Randy thought it was a great song with great vocals. “America, we’ve got somebody else in it to win it!” Ellen couldn’t have asked for more. “That’s what I was hoping you’d do, and you did it.” Kara said that Crystal didn’t change it up that much but she’d “showed parts of your voice I don’t think we’ve heard until tonight.” She liked that she’d taken the risk of not having an instrument. Simon admitted to being surprised when he heard the song choice, but now he got it. “What you just proved is that you’ve got soul.” He liked that she’s worked outside of her comfort zone. “After that, you may be thanking Ellen next week for putting you in the final.”
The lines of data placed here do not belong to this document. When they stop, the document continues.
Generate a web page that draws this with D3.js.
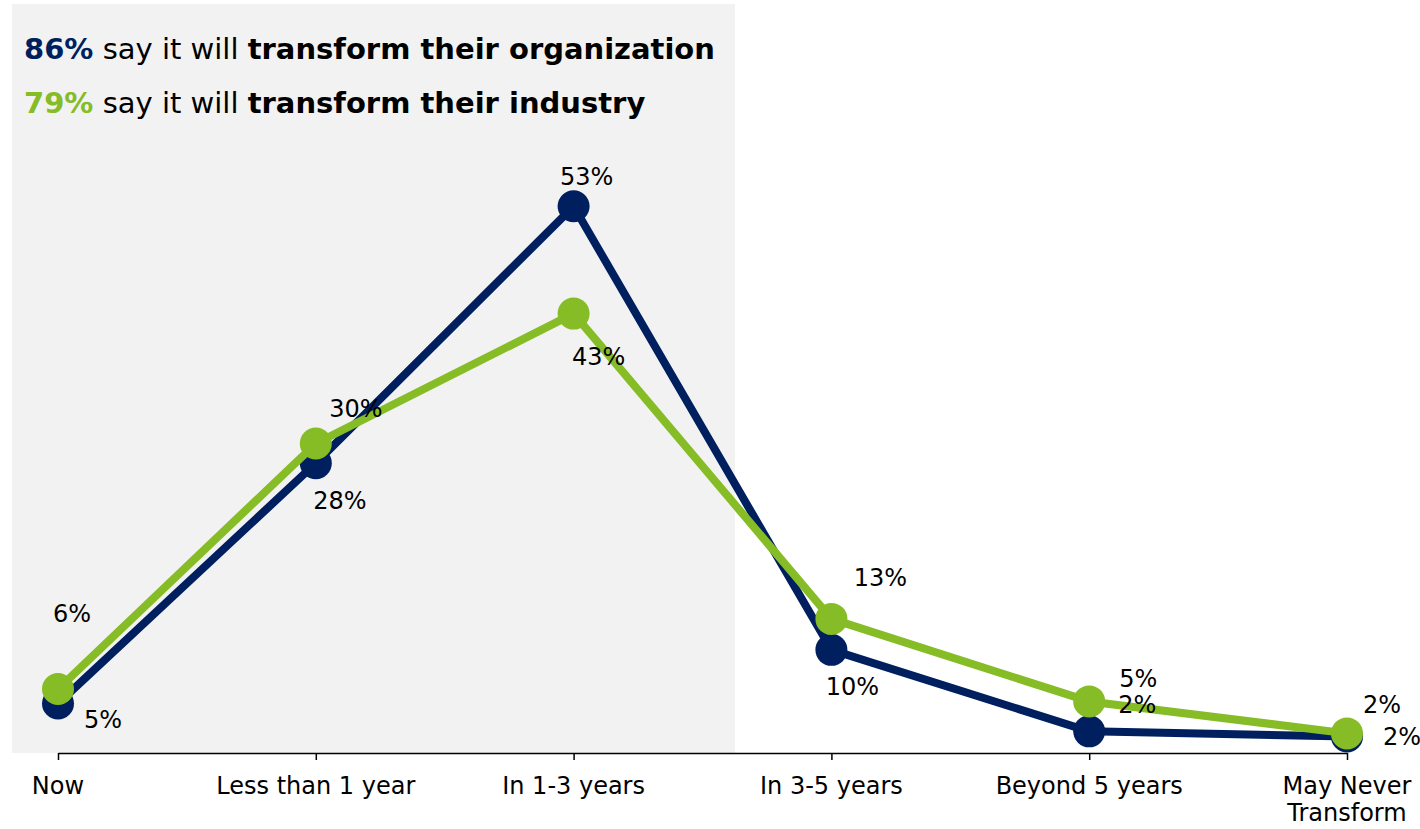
<!DOCTYPE html>
<html>
<head>
<meta charset="utf-8">
<script src="https://cdn.jsdelivr.net/npm/d3@7"></script>
<style>
  body { margin: 0; background: #fff; }
  svg { display: block; font-family: "DejaVu Sans", Verdana, sans-serif; }
</style>
</head>
<body>
<div id="canvas"></div>
<script>
// Categories along the x axis (multi-line labels split with "\n").
const categories = ["Now", "Less than 1 year", "In 1-3 years", "In 3-5 years", "Beyond 5 years", "May Never\nTransform"];
// Share of respondents expecting transformation of their organization.
const orgValues = [4.8, 28.1, 53, 10, 2.1, 1.6];
// Share of respondents expecting transformation of their industry.
const industryValues = [6.2, 30, 42.6, 13, 5, 1.9];

// Headline numbers.
const orgTotal = "86%";
const industryTotal = "79%";

// Label offsets (dx, dy from the point) so labels don't collide.
const orgLabelOffsets = [[45, 25], [24, 46], [13, -21], [21, 45], [48, -18], [55, 9]];
const industryLabelOffsets = [[14, -67], [40, -27], [25, 51], [49, -33], [49, -14], [35, -20]];

const w = 1420, h = 829;
const navy = "#001f5f", green = "#86bc25";

const svg = d3.select("#canvas")
            .append("svg")
            .attr("width", w)
            .attr("height", h);

const xScale = d3.scalePoint()
                .domain(categories)
                .range([58, 1347]);

const yScale = d3.scaleLinear()
                .domain([0, 73])
                .range([753, 0]);

// Shaded "near term" panel behind the first three categories.
svg.append("rect")
    .attr("x", 12)
    .attr("y", 4)
    .attr("width", 723)
    .attr("height", 749)
    .attr("fill", "#f2f2f2");

// Headline text.
const heads = [[orgTotal, navy, "transform their organization", 59], [industryTotal, green, "transform their industry", 113]];
heads.forEach(([pct, col, tail, y]) => {
    const t = svg.append("text")
        .attr("x", 24)
        .attr("y", y)
        .attr("font-size", 29);
    t.append("tspan").text(pct).attr("fill", col).attr("font-weight", "bold");
    t.append("tspan").text(" say it will ").attr("fill", "#000");
    t.append("tspan").text(tail).attr("fill", "#000").attr("font-weight", "bold");
});

// X axis.
const axis = svg.append("g")
    .attr("transform", `translate(0,${yScale(0)})`)
    .call(d3.axisBottom(xScale).tickSize(7).tickSizeOuter(0).tickFormat(""));
axis.select(".domain").attr("stroke", "#000").attr("stroke-width", 1.5);
axis.selectAll(".tick line").attr("stroke", "#000").attr("stroke-width", 1.5);

// Category labels; each line is its own text so wrapped labels stack cleanly.
categories.forEach(c => {
    c.split("\n").forEach((l, i) => {
        svg.append("text")
            .attr("x", xScale(c))
            .attr("y", 794 + i * 27)
            .attr("text-anchor", "middle")
            .attr("font-size", 24)
            .attr("fill", "#000")
            .text(l);
    });
});

const line = d3.line()
    .x((d, i) => xScale(categories[i]))
    .y(d => yScale(d));

const series = [
    { values: orgValues, color: navy, offsets: orgLabelOffsets },
    { values: industryValues, color: green, offsets: industryLabelOffsets }
];

series.forEach(s => {
    svg.append("path")
        .datum(s.values)
        .attr("d", line)
        .attr("fill", "none")
        .attr("stroke", s.color)
        .attr("stroke-width", 8)
        .attr("stroke-linejoin", "round");

    svg.selectAll(null)
        .data(s.values)
        .enter()
        .append("circle")
        .attr("cx", (d, i) => xScale(categories[i]))
        .attr("cy", d => yScale(d))
        .attr("r", 16)
        .attr("fill", s.color);
});

// Value labels on top of everything.
series.forEach(s => {
    svg.selectAll(null)
        .data(s.values)
        .enter()
        .append("text")
        .text(d => Math.round(d) + "%")
        .attr("x", (d, i) => xScale(categories[i]) + s.offsets[i][0])
        .attr("y", (d, i) => yScale(d) + s.offsets[i][1])
        .attr("text-anchor", "middle")
        .attr("font-size", 24)
        .attr("fill", "#000");
});
</script>
</body>
</html>
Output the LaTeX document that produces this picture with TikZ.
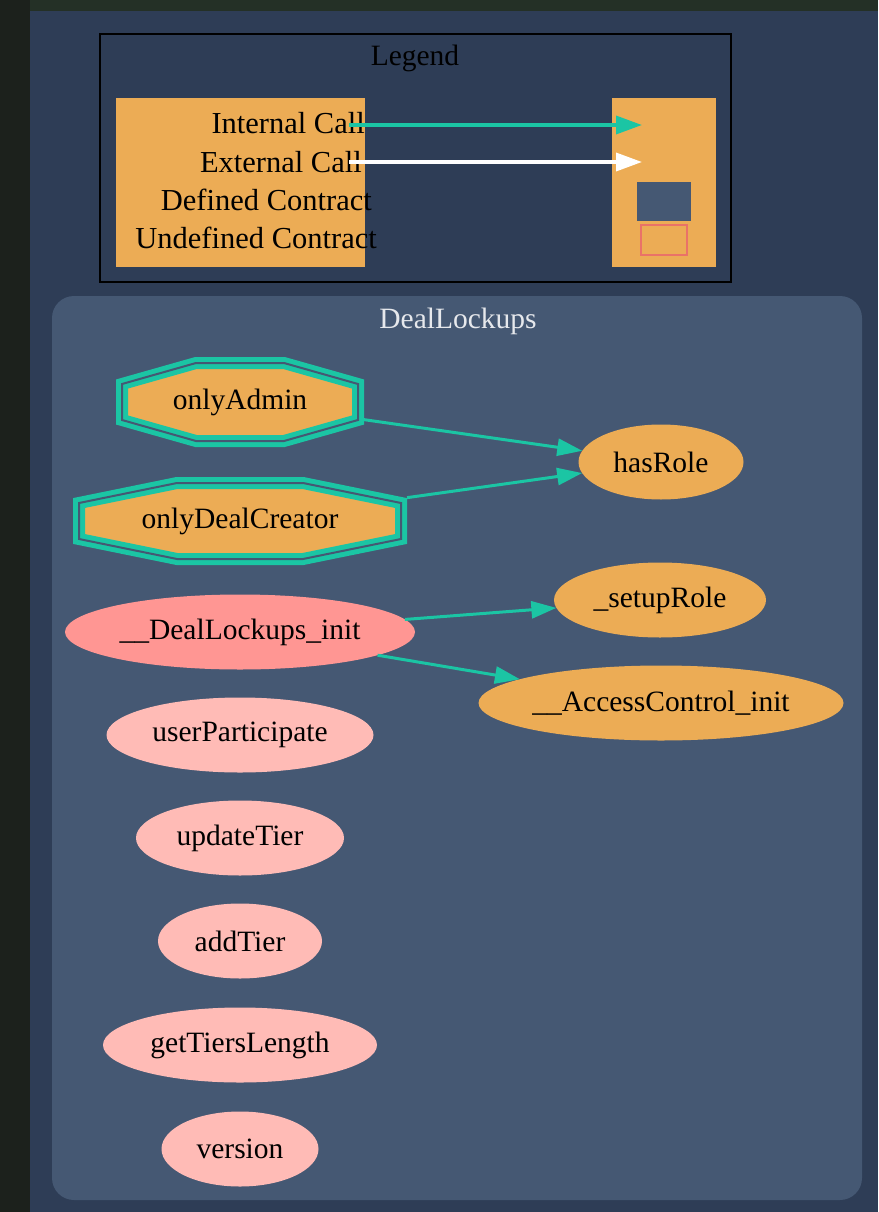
\documentclass[tikz,border=0pt]{standalone}
\usepackage{fontspec}
\setmainfont{Liberation Serif}
\usetikzlibrary{shapes.geometric}
\usetikzlibrary{arrows.meta}
\definecolor{pageDark}{HTML}{1C211C}
\definecolor{pageTop}{HTML}{243026}
\definecolor{panel}{HTML}{2E3D56}
\definecolor{cluster}{HTML}{455873}
\definecolor{fnOrange}{HTML}{ECAC55}
\definecolor{callTeal}{HTML}{1BC5A4}
\definecolor{pubRed}{HTML}{FF9693}
\definecolor{extPink}{HTML}{FFBBB6}
\definecolor{undefRed}{HTML}{EA7268}
\definecolor{titleGrey}{HTML}{E6E8EC}
\newcommand{\octnode}[8]{%
  \draw [octline] ({#2-#4+#6},{#3-#5}) -- ({#2+#4-#6},{#3-#5})
    -- ({#2+#4},{#3-#5+#7}) -- ({#2+#4},{#3+#5-#7})
    -- ({#2+#4-#6},{#3+#5}) -- ({#2-#4+#6},{#3+#5})
    -- ({#2-#4},{#3+#5-#7}) -- ({#2-#4},{#3-#5+#7}) -- cycle;
  \node [modbox, minimum width={(2*#4+12)*1pt}, minimum height={(2*#5+12)*1pt}] (#1) at (#2,#3) {#8};
}

\begin{document}
\begin{tikzpicture}[x=1pt, y=-1pt,
  every node/.style={font=\fontsize{29.5}{34}\selectfont},
  fn/.style={ellipse, fill=fnOrange, inner sep=0pt, outer sep=0pt, minimum height=75pt},
  pubfn/.style={fn, fill=pubRed},
  extfn/.style={fn, fill=extPink},
  modbox/.style={rectangle, inner sep=0pt, outer sep=0pt},
  octline/.style={draw=callTeal, line width=5pt, double=cluster, double distance=2pt, fill=fnOrange},
  lgtext/.style={anchor=base east, inner sep=0pt, font=\fontsize{30.5}{34}\selectfont},
  call/.style={draw=callTeal, line width=3pt, -{Triangle[length=25pt, width=17pt]}},
  lgcall/.style={line width=3.5pt, -{Triangle[length=26pt, width=18pt]}}]
  % page and panel
  \fill [pageDark] (0,0) rectangle (878,1212);
  \fill [pageTop] (30,0) rectangle (878,11);
  \fill [panel] (30,11) rectangle (878,1212);

  % legend
  \draw [black, line width=1.5pt] (100,34) rectangle (731,282);
  \node [anchor=base] (lgTitle) at (415,66) {Legend};
  \fill [fnOrange] (116,98) rectangle (365,267);
  \fill [fnOrange] (612,98) rectangle (716,267);
  \fill [cluster] (637,182) rectangle (691,221);
  \draw [undefRed, fill=fnOrange, line width=1.5pt] (641,225) rectangle (687,255);
  \node [lgtext] (lgInt) at (365,134) {Internal Call};
  \node [lgtext] (lgExt) at (362,172) {External Call};
  \node [lgtext] (lgDef) at (372,210) {Defined Contract};
  \node [lgtext] (lgUndef) at (377,248) {Undefined Contract};
  \coordinate (intFrom) at (349,125);
  \coordinate (intTo) at (642,125);
  \coordinate (extFrom) at (349,162);
  \coordinate (extTo) at (642,162);
  \draw [lgcall, callTeal] (intFrom) -- (intTo);
  \draw [lgcall, white] (extFrom) -- (extTo);

  % contract cluster
  \fill [cluster, rounded corners=22pt] (52,296) rectangle (862,1200);
  \node [anchor=base, text=titleGrey] (clTitle) at (458,328) {DealLockups};

  % modifiers
  \octnode{onlyAdmin}{240}{402}{118}{39}{74}{21}{onlyAdmin}
  \octnode{onlyDealCreator}{240}{521}{161}{38}{98}{20}{onlyDealCreator}

  % functions
  \node [fn, minimum width=165pt] (hasRole) at (661,462) {hasRole};
  \node [fn, minimum width=212pt] (setupRole) at (660,600) {\_setupRole};
  \node [fn, minimum width=365pt] (acInit) at (661,703) {\_\_AccessControl\_init};
  \node [pubfn, minimum width=350pt] (dlInit) at (240,632) {\_\_DealLockups\_init};
  \node [extfn, minimum width=267pt] (userParticipate) at (240,735) {userParticipate};
  \node [extfn, minimum width=208pt] (updateTier) at (240,838) {updateTier};
  \node [extfn, minimum width=164pt] (addTier) at (240,941) {addTier};
  \node [extfn, minimum width=274pt] (getTiersLength) at (240,1045) {getTiersLength};
  \node [extfn, minimum width=157pt] (version) at (240,1149) {version};

  % calls
  \draw [call] (onlyAdmin) -- (hasRole);
  \draw [call] (onlyDealCreator) -- (hasRole);
  \draw [call] (dlInit) -- (setupRole);
  \draw [call] (dlInit) -- (acInit);
\end{tikzpicture}
\end{document}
Finally, Lee was in Chicago when he received a text message that told him Simon had chosen “Hallelujah” by Leonard Cohen. Although, Lee thought it was by “Leonard Feldman.” Accompanying himself on guitar, wearing a white button-down with rose pinstripes, Lee was the only contestant the entire night to benefit by patently dramatic staging, with violins shown playing (remember, none of the other band members were shown for any other performance), and a contingent of background singers coming out on stage. Oh, please. Are they trying to hand this to him? It was probably his best performance to date, even though he screamed it more than sung it at points.
Randy thought “this was your biggest moment. That was unbelievable.” Lee jumped in before Ellen to say thank you to Simon. (But he still couldn’t even manage a smile, despite all the effusive praise.) Ellen was “glad you listened to him” (So, did Simon arrange this for him? Or give him additional advice? Because he had no choice but to sing the song he was given.) She thought it was stunning. Kara said, “You are what this show is all about. Somebody who starts in one place… ends up in an epic moment.” She said, “You owned the entire night.” Simon said he was “very, very, very proud of you.” Furthermore, “Tonight, with that performance, you proved that you are a fantastic singer, a great person, and I really hope for you that you make it to next week.”
Kudos to Crystal and (reluctantly) to Lee (although his moment was so clearly manufactured it’s hard to believe).
Does anyone doubt that Casey is going home?